Bit depth, or sample resolution, determines the number of possible amplitude values a digital audio sample can represent. Dynamic range refers to the ratio between the loudest and quietest sounds that can be accurately recorded or reproduced. The higher the bit depth, the more amplitude levels are available, and therefore the greater the dynamic range. Each additional bit doubles the number of possible values and increases the dynamic range by roughly 6 decibels (dB). For example, a 16-bit audio system can represent 65,536 amplitude levels and has a dynamic range of about 96 dB, which is more than sufficient for consumer audio and CD-quality recordings. A 24-bit system has a dynamic range of approximately 144 dB, which exceeds human hearing and is used in professional studios to capture very quiet and very loud sounds with high accuracy. Lower bit depths, like 8-bit, offer only 48 dB of dynamic range, which is inadequate for high-quality music but may suffice for speech or simple audio effects.
Dithering is a technique used in digital audio processing to reduce the audibility of quantisation errors when decreasing the bit depth of a recording, such as when converting from 24-bit to 16-bit audio. When reducing bit depth, rounding each sample to a lower number of bits introduces quantisation noise. Dithering works by adding a very small amount of random noise to the audio signal before this rounding occurs. This noise helps to mask the distortion caused by quantisation by making it sound more like a uniform background hiss rather than distinct tonal artefacts. Although it may seem counterintuitive to add noise to improve quality, the result is that the final audio sounds more natural and less distorted, especially in quiet sections. Dithering is most commonly used in mastering and exporting final versions of digital audio to ensure smoother sound quality when bit depth is reduced for distribution formats like CDs or MP3s.
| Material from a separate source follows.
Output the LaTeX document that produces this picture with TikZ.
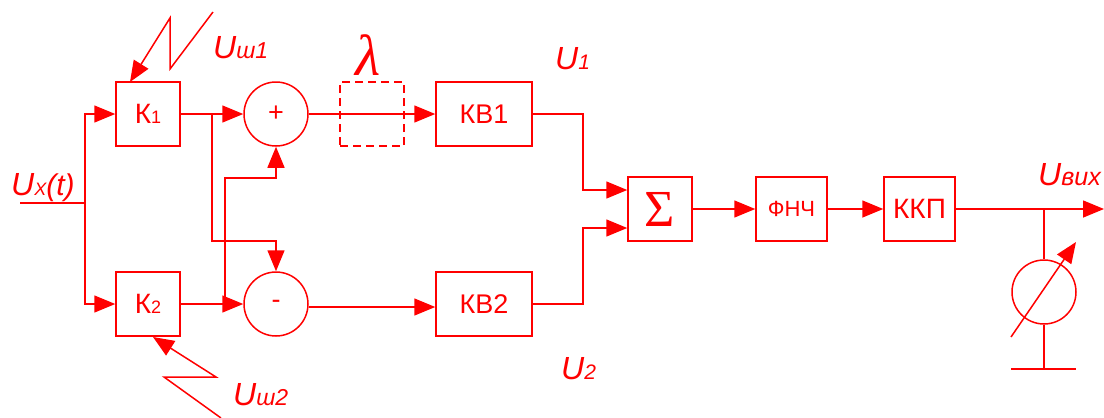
\documentclass[tikz,border=0pt]{standalone}
\usepackage{fontspec}
\setmainfont{Liberation Sans}
\newfontfamily\serifgr{Liberation Serif}
\usepackage{tikz}
\usetikzlibrary{arrows.meta,positioning,calc}
\definecolor{sigred}{HTML}{FF0000}
\newcommand{\fs}[1]{\fontsize{#1}{#1}\selectfont}
\newcommand{\ulab}[1]{\fs{32}\itshape U\fs{21}#1}
\tikzset{
  sigbox/.style={draw=sigred,line width=1.5pt,text=sigred,inner sep=0pt,minimum height=64pt},
  sumcirc/.style={draw=sigred,line width=1.5pt,text=sigred,circle,inner sep=0pt,minimum size=64pt,font=\fs{27}},
  sig/.style={draw=sigred,line width=1.5pt},
  siglab/.style={text=sigred,anchor=base west,inner sep=0pt}
}
\begin{document}
\begin{tikzpicture}[x=1pt,y=-1pt,>={Triangle[length=21pt,width=17pt]}]
  \useasboundingbox (0,0) rectangle (1104,418);
  % blocks
  \node[sigbox,minimum width=64pt,font=\fs{28}] (k1) at (148,114) {К\fs{18}1};
  \node[sigbox,minimum width=64pt,font=\fs{28}] (k2) at (148,304) {К\fs{18}2};
  \node[sumcirc] (plus) at (276,114) {+};
  \node[sumcirc] (minus) at (276,304) {-};
  \node[sigbox,minimum width=64pt,dashed,dash pattern=on 8pt off 5pt] (delay) at (372,114) {};
  \node[sigbox,minimum width=96pt,font=\fs{27}] (kv1) at (484,114) {КВ1};
  \node[sigbox,minimum width=96pt,font=\fs{27}] (kv2) at (484,304) {КВ2};
  \node[sigbox,minimum width=64pt,font=\serifgr\fs{52}] (sum) at (660,209) {Σ};
  \node[sigbox,minimum width=71pt,font=\fs{22}] (lpf) at (791.5,209) {ФНЧ};
  \node[sigbox,minimum width=71pt,font=\fs{28}] (kkp) at (919.5,209) {ККП};
  \node[sumcirc] (meter) at (1044,292) {};
  % free ends and branch points
  \coordinate (in) at (20,203);
  \coordinate (split) at (85,203);
  \coordinate (b1) at (212,114);
  \coordinate (b1t) at (276,241);
  \coordinate (b2) at (225,304);
  \coordinate (b2t) at (276,178);
  \coordinate (out) at (1104,209);
  \coordinate (tap) at (1044,209);
  \coordinate (gnd) at (1044,369);
  \coordinate (gndl) at (1011,369);
  \coordinate (gndr) at (1076,369);
  % input
  \draw[sig] (in) -- (split);
  \draw[sig,->] (split) |- (k1.west);
  \draw[sig,->] (split) |- (k2.west);
  % cross connections
  \draw[sig,->] (k1.east) -- (plus.west);
  \draw[sig,->] (k2.east) -- (minus.west);
  \draw[sig,->] (b1) |- (b1t) -- (minus.north);
  \draw[sig,->] (b2) |- (b2t) -- (plus.south);
  \draw[sig,->] (plus.east) -- (kv1.west);
  \draw[sig,->] (minus.east |- 0,307) -- (kv2.west |- 0,307);
  % to adder
  \draw[sig,->] (kv1.east) -- (583,114) |- (sum.west |- 0,190);
  \draw[sig,->] (kv2.east) -- (583,304) |- (sum.west |- 0,228);
  \draw[sig,->] (sum.east) -- (lpf.west);
  \draw[sig,->] (lpf.east) -- (kkp.west);
  \draw[sig,->] (kkp.east) -- (out);
  % meter
  \draw[sig] (tap) -- (meter.north);
  \draw[sig] (meter.south) -- (gnd);
  \draw[sig] (gndl) -- (gndr);
  \coordinate (ndla) at (1011,337);
  \coordinate (ndlb) at (1076,242);
  \draw[sig,->] (ndla) -- (ndlb);
  % noise zigzags
  \coordinate (za1) at (213,12);
  \coordinate (za2) at (170,69);
  \coordinate (za3) at (170,18);
  \coordinate (za4) at (130,82);
  \draw[sig,->] (za1) -- (za2) -- (za3) -- (za4);
  \coordinate (zb1) at (221,418);
  \coordinate (zb2) at (164,377);
  \coordinate (zb3) at (216,377);
  \coordinate (zb4) at (153,337);
  \draw[sig,->] (zb1) -- (zb2) -- (zb3) -- (zb4);
  % labels
  \node[siglab] (lux) at (11,195) {\ulab{\fs{18}X}\fs{30}(t)};
  \node[siglab] (lsh1) at (213,58) {\ulab{\fs{23}ш1}};
  \node[siglab] (lsh2) at (233,405) {\ulab{\fs{23}ш2}};
  \node[siglab] (lu1) at (555,69) {\ulab{1}};
  \node[siglab] (lu2) at (561,379) {\ulab{2}};
  \node[siglab] (lvyh) at (1038,185) {\ulab{\fs{25}вих}};
  \node[siglab,font=\serifgr\itshape\fs{58}] (llam) at (355,75) {λ};
\end{tikzpicture}
\end{document}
While 44,100 Hz is sufficient to accurately capture the range of human hearing (up to about 20,000 Hz), professional audio environments often use much higher sampling rates such as 96,000 Hz or 192,000 Hz. There are several reasons for this. First, higher sampling rates provide a greater margin of safety for avoiding aliasing, especially when applying digital effects or processing. Audio editing, mixing, and manipulation often involve changes in pitch, time-stretching, filtering, and other transformations that can introduce or amplify artefacts if the original sample rate is too low. Working at higher sample rates preserves more detail and results in cleaner outcomes after these processes. Second, higher sampling rates reduce the phase distortion introduced by anti-aliasing filters used during analogue-to-digital conversion. These filters can be more gentle and accurate when operating at higher frequencies. Lastly, some professionals believe that higher sampling rates yield a more "open" or "natural" sound, although this is often subjective and debated in the audio community.